** Start of DATASET SECTION **

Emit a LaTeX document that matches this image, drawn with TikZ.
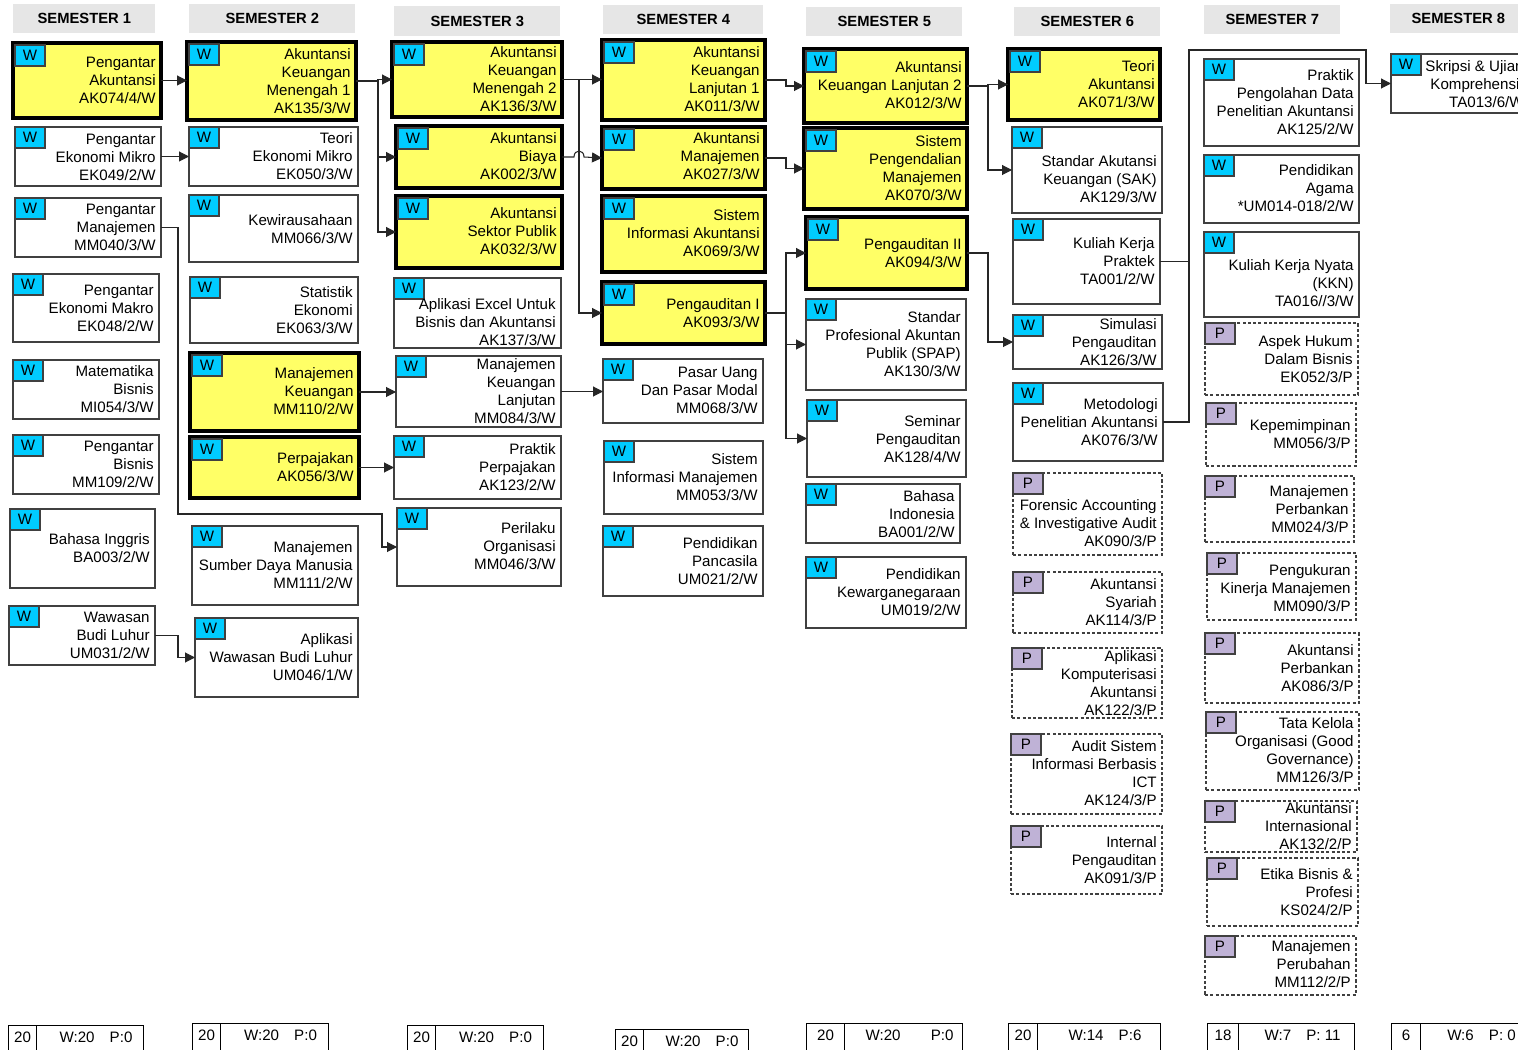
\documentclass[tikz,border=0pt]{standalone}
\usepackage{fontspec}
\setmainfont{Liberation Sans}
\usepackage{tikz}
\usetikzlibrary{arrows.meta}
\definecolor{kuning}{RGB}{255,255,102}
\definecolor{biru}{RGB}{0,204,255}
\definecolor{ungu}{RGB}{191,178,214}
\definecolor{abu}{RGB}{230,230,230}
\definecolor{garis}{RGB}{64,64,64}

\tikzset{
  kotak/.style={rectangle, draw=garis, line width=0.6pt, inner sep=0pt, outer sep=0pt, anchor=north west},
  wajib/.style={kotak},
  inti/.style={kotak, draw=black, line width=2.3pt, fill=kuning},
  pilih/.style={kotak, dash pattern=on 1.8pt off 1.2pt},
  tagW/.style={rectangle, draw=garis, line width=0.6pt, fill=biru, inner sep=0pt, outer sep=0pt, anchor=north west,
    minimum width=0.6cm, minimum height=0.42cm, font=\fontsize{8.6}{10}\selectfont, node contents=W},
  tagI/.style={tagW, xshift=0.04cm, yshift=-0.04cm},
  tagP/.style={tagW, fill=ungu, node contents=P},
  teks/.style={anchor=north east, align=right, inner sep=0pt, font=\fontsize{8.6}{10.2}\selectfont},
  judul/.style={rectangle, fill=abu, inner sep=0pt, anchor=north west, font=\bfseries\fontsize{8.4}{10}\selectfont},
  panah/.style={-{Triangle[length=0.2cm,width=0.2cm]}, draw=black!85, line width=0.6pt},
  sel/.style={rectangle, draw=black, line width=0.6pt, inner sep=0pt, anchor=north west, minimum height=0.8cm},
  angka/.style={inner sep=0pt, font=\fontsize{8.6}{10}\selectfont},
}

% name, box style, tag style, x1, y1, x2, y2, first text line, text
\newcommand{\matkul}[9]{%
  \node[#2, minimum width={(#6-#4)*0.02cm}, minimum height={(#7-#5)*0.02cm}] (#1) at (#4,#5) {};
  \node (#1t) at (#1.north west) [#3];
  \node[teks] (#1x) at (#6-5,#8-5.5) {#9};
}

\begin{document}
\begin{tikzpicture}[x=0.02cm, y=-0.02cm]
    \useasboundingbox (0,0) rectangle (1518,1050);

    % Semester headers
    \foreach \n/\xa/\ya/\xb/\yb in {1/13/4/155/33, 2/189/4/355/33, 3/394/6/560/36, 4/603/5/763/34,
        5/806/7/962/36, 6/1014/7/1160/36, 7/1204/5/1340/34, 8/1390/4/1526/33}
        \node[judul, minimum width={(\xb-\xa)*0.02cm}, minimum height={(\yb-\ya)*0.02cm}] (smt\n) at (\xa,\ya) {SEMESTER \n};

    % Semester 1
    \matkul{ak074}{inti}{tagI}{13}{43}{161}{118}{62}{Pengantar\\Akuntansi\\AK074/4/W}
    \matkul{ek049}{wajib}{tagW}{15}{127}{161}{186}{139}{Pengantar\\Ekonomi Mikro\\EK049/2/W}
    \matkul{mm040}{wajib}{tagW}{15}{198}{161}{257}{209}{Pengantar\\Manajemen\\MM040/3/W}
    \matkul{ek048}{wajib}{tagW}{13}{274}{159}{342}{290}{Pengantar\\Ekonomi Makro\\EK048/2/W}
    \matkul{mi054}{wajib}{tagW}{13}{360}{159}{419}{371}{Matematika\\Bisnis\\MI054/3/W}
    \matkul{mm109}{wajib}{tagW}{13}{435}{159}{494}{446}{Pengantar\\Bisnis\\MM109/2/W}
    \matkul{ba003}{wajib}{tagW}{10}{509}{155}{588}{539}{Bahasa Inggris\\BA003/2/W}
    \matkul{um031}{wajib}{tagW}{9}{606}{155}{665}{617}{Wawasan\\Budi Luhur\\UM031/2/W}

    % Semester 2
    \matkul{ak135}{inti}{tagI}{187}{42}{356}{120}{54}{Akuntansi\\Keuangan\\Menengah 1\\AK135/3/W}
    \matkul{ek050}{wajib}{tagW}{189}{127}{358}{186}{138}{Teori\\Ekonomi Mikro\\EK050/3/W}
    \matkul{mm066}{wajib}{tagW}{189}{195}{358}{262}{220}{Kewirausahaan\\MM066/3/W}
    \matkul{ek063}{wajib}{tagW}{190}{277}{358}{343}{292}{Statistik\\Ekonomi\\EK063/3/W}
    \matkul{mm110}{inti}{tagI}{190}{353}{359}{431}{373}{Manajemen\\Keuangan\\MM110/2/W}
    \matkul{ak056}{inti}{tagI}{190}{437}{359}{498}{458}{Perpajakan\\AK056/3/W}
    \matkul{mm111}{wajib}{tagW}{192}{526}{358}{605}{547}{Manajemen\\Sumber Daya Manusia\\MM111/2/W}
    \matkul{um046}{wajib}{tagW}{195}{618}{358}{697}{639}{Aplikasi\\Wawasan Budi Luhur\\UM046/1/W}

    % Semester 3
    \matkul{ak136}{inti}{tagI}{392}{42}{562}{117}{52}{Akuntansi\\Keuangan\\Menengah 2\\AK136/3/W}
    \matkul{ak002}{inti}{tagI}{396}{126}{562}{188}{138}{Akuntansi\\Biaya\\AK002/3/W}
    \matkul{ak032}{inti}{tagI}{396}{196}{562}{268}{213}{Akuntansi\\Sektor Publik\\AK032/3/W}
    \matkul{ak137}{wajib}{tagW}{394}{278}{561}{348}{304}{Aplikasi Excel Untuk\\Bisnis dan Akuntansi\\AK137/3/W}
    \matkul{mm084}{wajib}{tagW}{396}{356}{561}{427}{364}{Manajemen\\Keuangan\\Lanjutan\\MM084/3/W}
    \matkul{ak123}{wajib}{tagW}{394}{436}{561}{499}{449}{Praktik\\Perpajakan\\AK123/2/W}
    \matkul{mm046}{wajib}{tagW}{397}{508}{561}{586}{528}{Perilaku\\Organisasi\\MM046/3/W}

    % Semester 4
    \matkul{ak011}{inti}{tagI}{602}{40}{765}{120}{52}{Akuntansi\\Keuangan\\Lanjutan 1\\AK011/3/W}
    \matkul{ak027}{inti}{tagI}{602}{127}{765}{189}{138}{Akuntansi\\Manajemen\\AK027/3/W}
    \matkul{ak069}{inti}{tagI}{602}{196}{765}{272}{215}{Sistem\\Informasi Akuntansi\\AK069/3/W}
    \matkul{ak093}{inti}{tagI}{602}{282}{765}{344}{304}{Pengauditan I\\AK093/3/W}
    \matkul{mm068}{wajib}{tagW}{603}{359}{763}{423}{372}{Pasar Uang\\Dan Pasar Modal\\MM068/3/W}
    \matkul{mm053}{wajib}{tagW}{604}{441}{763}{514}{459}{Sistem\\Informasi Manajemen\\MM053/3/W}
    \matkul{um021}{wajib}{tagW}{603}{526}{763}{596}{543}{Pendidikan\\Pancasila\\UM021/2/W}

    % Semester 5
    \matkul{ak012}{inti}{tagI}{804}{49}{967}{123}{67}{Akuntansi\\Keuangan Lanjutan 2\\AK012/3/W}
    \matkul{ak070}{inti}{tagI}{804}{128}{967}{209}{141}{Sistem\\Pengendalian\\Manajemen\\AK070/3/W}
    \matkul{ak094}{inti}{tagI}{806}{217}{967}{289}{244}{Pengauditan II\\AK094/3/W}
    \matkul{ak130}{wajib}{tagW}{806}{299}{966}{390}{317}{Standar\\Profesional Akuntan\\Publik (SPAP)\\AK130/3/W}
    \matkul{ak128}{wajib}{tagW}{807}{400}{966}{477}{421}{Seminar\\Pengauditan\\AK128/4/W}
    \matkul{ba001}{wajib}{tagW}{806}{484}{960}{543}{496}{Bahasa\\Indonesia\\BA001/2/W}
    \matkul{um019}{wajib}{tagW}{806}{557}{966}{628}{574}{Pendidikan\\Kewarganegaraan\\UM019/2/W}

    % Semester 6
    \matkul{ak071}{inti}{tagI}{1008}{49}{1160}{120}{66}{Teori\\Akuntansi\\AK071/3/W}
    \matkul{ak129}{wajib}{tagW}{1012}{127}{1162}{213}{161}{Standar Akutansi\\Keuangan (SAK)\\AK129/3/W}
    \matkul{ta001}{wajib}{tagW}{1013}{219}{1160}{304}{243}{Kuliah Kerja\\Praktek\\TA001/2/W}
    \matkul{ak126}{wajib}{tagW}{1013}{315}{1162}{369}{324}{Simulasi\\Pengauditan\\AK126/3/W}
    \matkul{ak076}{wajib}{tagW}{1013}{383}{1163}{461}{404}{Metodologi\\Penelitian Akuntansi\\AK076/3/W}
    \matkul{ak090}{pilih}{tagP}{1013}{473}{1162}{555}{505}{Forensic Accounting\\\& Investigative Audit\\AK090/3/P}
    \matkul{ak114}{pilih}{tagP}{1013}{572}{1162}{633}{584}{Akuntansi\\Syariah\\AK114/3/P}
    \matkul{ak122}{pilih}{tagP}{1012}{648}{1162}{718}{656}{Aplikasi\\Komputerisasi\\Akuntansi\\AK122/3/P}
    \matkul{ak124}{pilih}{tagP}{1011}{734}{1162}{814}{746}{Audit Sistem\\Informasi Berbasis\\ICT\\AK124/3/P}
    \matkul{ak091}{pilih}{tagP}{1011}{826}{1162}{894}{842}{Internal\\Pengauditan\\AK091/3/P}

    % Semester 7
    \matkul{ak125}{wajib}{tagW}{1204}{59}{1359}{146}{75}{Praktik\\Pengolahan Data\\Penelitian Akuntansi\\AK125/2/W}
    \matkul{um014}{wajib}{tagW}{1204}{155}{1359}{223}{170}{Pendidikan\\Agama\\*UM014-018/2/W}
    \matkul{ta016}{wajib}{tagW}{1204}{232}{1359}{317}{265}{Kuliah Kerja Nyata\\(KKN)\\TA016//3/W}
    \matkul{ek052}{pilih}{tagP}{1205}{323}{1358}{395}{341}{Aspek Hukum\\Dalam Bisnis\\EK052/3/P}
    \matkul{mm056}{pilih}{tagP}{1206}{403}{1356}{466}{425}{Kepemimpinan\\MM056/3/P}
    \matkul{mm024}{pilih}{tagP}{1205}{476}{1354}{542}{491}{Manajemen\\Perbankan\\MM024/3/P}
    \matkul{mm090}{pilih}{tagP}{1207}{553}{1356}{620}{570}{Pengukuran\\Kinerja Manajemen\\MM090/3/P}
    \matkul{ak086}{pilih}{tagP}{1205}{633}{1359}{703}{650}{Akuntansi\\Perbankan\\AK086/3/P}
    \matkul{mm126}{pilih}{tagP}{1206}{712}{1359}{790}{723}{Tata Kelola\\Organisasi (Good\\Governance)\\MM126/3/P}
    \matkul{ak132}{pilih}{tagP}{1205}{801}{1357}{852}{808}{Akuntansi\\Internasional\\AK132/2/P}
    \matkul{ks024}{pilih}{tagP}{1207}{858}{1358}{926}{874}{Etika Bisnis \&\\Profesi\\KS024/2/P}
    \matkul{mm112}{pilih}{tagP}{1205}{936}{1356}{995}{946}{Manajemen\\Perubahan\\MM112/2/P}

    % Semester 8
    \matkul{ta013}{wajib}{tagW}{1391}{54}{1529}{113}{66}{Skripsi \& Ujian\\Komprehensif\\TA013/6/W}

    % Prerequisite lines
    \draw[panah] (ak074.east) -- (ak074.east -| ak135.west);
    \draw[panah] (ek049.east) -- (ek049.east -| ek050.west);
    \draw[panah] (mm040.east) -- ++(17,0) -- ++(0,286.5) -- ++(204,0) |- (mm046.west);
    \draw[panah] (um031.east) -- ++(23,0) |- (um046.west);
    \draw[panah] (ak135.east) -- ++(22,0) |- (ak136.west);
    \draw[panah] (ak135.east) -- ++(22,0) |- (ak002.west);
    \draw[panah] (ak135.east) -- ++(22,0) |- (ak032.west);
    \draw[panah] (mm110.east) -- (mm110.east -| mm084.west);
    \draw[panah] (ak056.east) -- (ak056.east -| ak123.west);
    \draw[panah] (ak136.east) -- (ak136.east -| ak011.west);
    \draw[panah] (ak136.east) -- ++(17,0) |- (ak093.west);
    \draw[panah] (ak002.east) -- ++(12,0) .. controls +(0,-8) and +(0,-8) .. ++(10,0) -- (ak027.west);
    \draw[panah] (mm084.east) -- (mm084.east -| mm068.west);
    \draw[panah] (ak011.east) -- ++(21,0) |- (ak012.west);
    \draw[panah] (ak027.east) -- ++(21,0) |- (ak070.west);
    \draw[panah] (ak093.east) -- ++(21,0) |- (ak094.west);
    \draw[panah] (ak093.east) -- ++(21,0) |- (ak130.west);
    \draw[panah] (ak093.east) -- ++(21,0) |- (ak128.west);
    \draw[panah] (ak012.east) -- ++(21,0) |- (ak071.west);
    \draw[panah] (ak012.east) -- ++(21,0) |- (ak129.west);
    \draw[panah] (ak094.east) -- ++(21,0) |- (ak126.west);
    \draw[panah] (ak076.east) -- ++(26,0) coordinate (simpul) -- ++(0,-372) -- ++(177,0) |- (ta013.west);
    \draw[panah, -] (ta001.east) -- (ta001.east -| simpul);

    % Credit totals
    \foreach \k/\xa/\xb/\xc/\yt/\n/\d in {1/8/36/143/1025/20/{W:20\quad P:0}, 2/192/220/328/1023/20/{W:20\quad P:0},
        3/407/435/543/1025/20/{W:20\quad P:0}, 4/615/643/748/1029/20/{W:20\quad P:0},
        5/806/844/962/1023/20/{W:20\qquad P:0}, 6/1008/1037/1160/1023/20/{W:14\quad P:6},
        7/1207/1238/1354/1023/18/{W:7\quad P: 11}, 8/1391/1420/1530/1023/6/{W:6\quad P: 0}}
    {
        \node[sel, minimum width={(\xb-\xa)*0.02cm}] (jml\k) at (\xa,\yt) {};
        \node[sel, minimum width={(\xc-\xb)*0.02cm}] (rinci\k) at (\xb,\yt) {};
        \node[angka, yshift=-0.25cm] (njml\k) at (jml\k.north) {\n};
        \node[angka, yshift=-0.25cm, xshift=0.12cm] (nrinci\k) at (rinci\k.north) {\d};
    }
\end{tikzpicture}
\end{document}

** End of DATASET SECTION **

> **TASK TO CARRY OUT**:
In the data above, please extract the lines from the first one through the line with "(smt\n) at (\xa,\ya)", exactly, and keep pictures out.

> **EXPECTED ANSWER**:
Emit a LaTeX document that matches this image, drawn with TikZ.
\documentclass[tikz,border=0pt]{standalone}
\usepackage{fontspec}
\setmainfont{Liberation Sans}
\usepackage{tikz}
\usetikzlibrary{arrows.meta}
\definecolor{kuning}{RGB}{255,255,102}
\definecolor{biru}{RGB}{0,204,255}
\definecolor{ungu}{RGB}{191,178,214}
\definecolor{abu}{RGB}{230,230,230}
\definecolor{garis}{RGB}{64,64,64}

\tikzset{
  kotak/.style={rectangle, draw=garis, line width=0.6pt, inner sep=0pt, outer sep=0pt, anchor=north west},
  wajib/.style={kotak},
  inti/.style={kotak, draw=black, line width=2.3pt, fill=kuning},
  pilih/.style={kotak, dash pattern=on 1.8pt off 1.2pt},
  tagW/.style={rectangle, draw=garis, line width=0.6pt, fill=biru, inner sep=0pt, outer sep=0pt, anchor=north west,
    minimum width=0.6cm, minimum height=0.42cm, font=\fontsize{8.6}{10}\selectfont, node contents=W},
  tagI/.style={tagW, xshift=0.04cm, yshift=-0.04cm},
  tagP/.style={tagW, fill=ungu, node contents=P},
  teks/.style={anchor=north east, align=right, inner sep=0pt, font=\fontsize{8.6}{10.2}\selectfont},
  judul/.style={rectangle, fill=abu, inner sep=0pt, anchor=north west, font=\bfseries\fontsize{8.4}{10}\selectfont},
  panah/.style={-{Triangle[length=0.2cm,width=0.2cm]}, draw=black!85, line width=0.6pt},
  sel/.style={rectangle, draw=black, line width=0.6pt, inner sep=0pt, anchor=north west, minimum height=0.8cm},
  angka/.style={inner sep=0pt, font=\fontsize{8.6}{10}\selectfont},
}

% name, box style, tag style, x1, y1, x2, y2, first text line, text
\newcommand{\matkul}[9]{%
  \node[#2, minimum width={(#6-#4)*0.02cm}, minimum height={(#7-#5)*0.02cm}] (#1) at (#4,#5) {};
  \node (#1t) at (#1.north west) [#3];
  \node[teks] (#1x) at (#6-5,#8-5.5) {#9};
}

\begin{document}
\begin{tikzpicture}[x=0.02cm, y=-0.02cm]
    \useasboundingbox (0,0) rectangle (1518,1050);

    % Semester headers
    \foreach \n/\xa/\ya/\xb/\yb in {1/13/4/155/33, 2/189/4/355/33, 3/394/6/560/36, 4/603/5/763/34,
        5/806/7/962/36, 6/1014/7/1160/36, 7/1204/5/1340/34, 8/1390/4/1526/33}
        \node[judul, minimum width={(\xb-\xa)*0.02cm}, minimum height={(\yb-\ya)*0.02cm}] (smt\n) at (\xa,\ya) {SEMESTER \n};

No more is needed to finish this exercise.